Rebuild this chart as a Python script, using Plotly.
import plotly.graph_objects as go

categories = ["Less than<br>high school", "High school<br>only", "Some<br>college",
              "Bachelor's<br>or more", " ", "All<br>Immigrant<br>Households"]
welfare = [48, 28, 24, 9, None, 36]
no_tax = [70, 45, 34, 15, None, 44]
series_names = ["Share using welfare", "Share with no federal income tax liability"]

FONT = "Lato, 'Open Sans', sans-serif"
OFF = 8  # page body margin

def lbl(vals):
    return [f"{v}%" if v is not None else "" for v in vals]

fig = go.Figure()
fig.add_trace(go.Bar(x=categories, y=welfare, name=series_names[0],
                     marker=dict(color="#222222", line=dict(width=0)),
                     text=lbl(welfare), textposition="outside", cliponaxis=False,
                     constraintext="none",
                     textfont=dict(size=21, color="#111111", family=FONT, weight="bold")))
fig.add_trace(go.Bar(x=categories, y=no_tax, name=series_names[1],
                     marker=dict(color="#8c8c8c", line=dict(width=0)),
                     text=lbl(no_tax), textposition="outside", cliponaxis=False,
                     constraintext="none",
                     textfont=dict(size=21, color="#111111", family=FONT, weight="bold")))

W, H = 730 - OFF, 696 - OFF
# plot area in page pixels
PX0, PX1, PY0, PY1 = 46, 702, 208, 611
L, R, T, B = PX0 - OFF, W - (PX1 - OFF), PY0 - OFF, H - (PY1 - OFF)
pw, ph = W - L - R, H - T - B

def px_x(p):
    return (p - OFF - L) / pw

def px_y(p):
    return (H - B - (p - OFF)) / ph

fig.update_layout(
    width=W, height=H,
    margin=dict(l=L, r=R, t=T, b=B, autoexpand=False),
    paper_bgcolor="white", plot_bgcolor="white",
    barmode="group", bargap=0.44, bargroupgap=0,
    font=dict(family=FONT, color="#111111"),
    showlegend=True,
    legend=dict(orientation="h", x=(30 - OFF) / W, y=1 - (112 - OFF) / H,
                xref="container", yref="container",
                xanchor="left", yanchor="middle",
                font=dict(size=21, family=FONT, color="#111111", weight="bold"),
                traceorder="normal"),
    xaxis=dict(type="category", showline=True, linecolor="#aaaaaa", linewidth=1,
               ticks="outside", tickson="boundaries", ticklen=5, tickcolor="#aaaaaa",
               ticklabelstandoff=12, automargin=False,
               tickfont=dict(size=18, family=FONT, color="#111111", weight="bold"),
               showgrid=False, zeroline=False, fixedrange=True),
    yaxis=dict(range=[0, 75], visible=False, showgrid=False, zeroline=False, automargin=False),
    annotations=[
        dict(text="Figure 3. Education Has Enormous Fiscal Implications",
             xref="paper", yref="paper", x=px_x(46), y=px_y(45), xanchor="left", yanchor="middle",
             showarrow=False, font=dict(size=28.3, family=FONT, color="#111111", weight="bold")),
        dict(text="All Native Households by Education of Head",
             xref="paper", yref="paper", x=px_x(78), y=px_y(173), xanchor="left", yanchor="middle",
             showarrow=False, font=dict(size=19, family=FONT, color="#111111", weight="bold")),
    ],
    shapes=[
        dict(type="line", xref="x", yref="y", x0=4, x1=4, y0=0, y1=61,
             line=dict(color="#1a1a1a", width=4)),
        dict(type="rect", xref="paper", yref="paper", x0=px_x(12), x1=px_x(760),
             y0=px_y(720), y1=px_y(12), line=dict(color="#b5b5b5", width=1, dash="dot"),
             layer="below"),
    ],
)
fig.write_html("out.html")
________________
The lines above should be duplicated exactly.

Rebuild this chart as a Python script, using Plotly.
import plotly.graph_objects as go

categories = ["Less than<br>high school", "High school<br>only", "Some<br>college",
              "Bachelor's<br>or more", " ", "All<br>Immigrant<br>Households"]
welfare = [48, 28, 24, 9, None, 36]
no_tax = [70, 45, 34, 15, None, 44]
series_names = ["Share using welfare", "Share with no federal income tax liability"]

FONT = "Lato, 'Open Sans', sans-serif"
OFF = 8  # page body margin

def lbl(vals):
    return [f"{v}%" if v is not None else "" for v in vals]

fig = go.Figure()
fig.add_trace(go.Bar(x=categories, y=welfare, name=series_names[0],
                     marker=dict(color="#222222", line=dict(width=0)),
                     text=lbl(welfare), textposition="outside", cliponaxis=False,
                     constraintext="none",
                     textfont=dict(size=21, color="#111111", family=FONT, weight="bold")))
fig.add_trace(go.Bar(x=categories, y=no_tax, name=series_names[1],
                     marker=dict(color="#8c8c8c", line=dict(width=0)),
                     text=lbl(no_tax), textposition="outside", cliponaxis=False,
                     constraintext="none",
                     textfont=dict(size=21, color="#111111", family=FONT, weight="bold")))

W, H = 730 - OFF, 696 - OFF
# plot area in page pixels
PX0, PX1, PY0, PY1 = 46, 702, 208, 611
L, R, T, B = PX0 - OFF, W - (PX1 - OFF), PY0 - OFF, H - (PY1 - OFF)
pw, ph = W - L - R, H - T - B

def px_x(p):
    return (p - OFF - L) / pw

def px_y(p):
    return (H - B - (p - OFF)) / ph

fig.update_layout(
    width=W, height=H,
    margin=dict(l=L, r=R, t=T, b=B, autoexpand=False),
    paper_bgcolor="white", plot_bgcolor="white",
    barmode="group", bargap=0.44, bargroupgap=0,
    font=dict(family=FONT, color="#111111"),
    showlegend=True,
    legend=dict(orientation="h", x=(30 - OFF) / W, y=1 - (112 - OFF) / H,
                xref="container", yref="container",
                xanchor="left", yanchor="middle",
                font=dict(size=21, family=FONT, color="#111111", weight="bold"),
                traceorder="normal"),
    xaxis=dict(type="category", showline=True, linecolor="#aaaaaa", linewidth=1,
               ticks="outside", tickson="boundaries", ticklen=5, tickcolor="#aaaaaa",
               ticklabelstandoff=12, automargin=False,
               tickfont=dict(size=18, family=FONT, color="#111111", weight="bold"),
               showgrid=False, zeroline=False, fixedrange=True),
    yaxis=dict(range=[0, 75], visible=False, showgrid=False, zeroline=False, automargin=False),
    annotations=[
        dict(text="Figure 3. Education Has Enormous Fiscal Implications",
             xref="paper", yref="paper", x=px_x(46), y=px_y(45), xanchor="left", yanchor="middle",
             showarrow=False, font=dict(size=28.3, family=FONT, color="#111111", weight="bold")),
        dict(text="All Native Households by Education of Head",
             xref="paper", yref="paper", x=px_x(78), y=px_y(173), xanchor="left", yanchor="middle",
             showarrow=False, font=dict(size=19, family=FONT, color="#111111", weight="bold")),
    ],
    shapes=[
        dict(type="line", xref="x", yref="y", x0=4, x1=4, y0=0, y1=61,
             line=dict(color="#1a1a1a", width=4)),
        dict(type="rect", xref="paper", yref="paper", x0=px_x(12), x1=px_x(760),
             y0=px_y(720), y1=px_y(12), line=dict(color="#b5b5b5", width=1, dash="dot"),
             layer="below"),
    ],
)
fig.write_html("out.html")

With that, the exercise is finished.